A goldcrest flitted into my writing turret while I was scribbling. It panicked, battered itself on the windows trying to find a way out, then hid behind the chest of drawers. After a while it fluttered around again, once more struggling to find an exit. Eventually it gave up and let me pick it up.
I held it in my hand. It weighed nothing at all. Apparantly a fat one might get to about 5 grammes.
I was humbled. It didn't struggle or scratch as I took it outside. Did it know I wished it no harm, only freedom? Or was it just semi-concussed?
It was still, utterly acquiescent as I carried it out into the cool air outside. It stumbled off my hand onto the decking and sat there, opening and closing its beak in silent speech. One leg was twisted under it and it was cobwebby from the corner of my shed. I was worried that I had hurt it, and crouched nearby, watching.
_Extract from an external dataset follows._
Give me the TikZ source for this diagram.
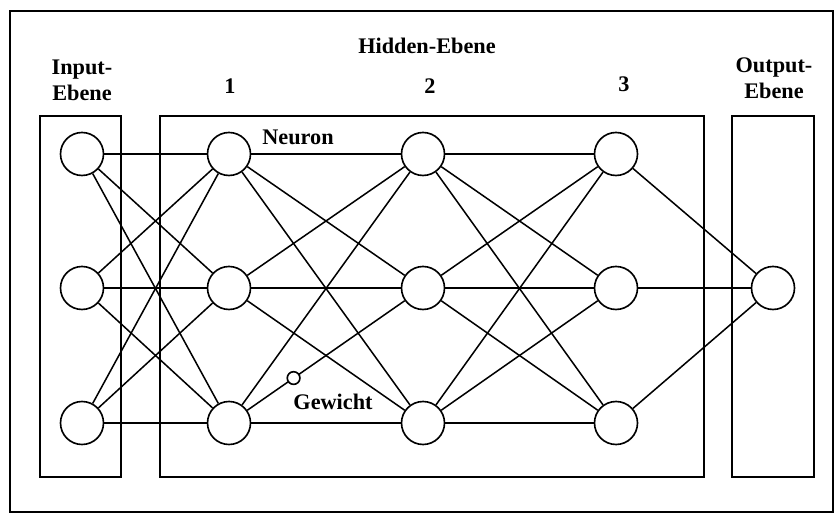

A breeze caught it and it was so light, little thing, that it lifted like a leaf. Then its wings trilled a beat and it landed itself back on the deck. Its leg was sorted out and it hopped a bit, closing its beak, looking as if it was coming to. Eventually it flew experimentally, successfully, into the nearest birch and sat clutching a twig, nodding as if satisfied that its adventure had reached a satisfactory conclusion. Then it fell to tapping and nibbling, hunting its usual prey.
Did it come into my writing room to show me how wonderful the world is? To remind me to stop, look and marvel? To tell me I am just one other animal in a forest of kindred animals?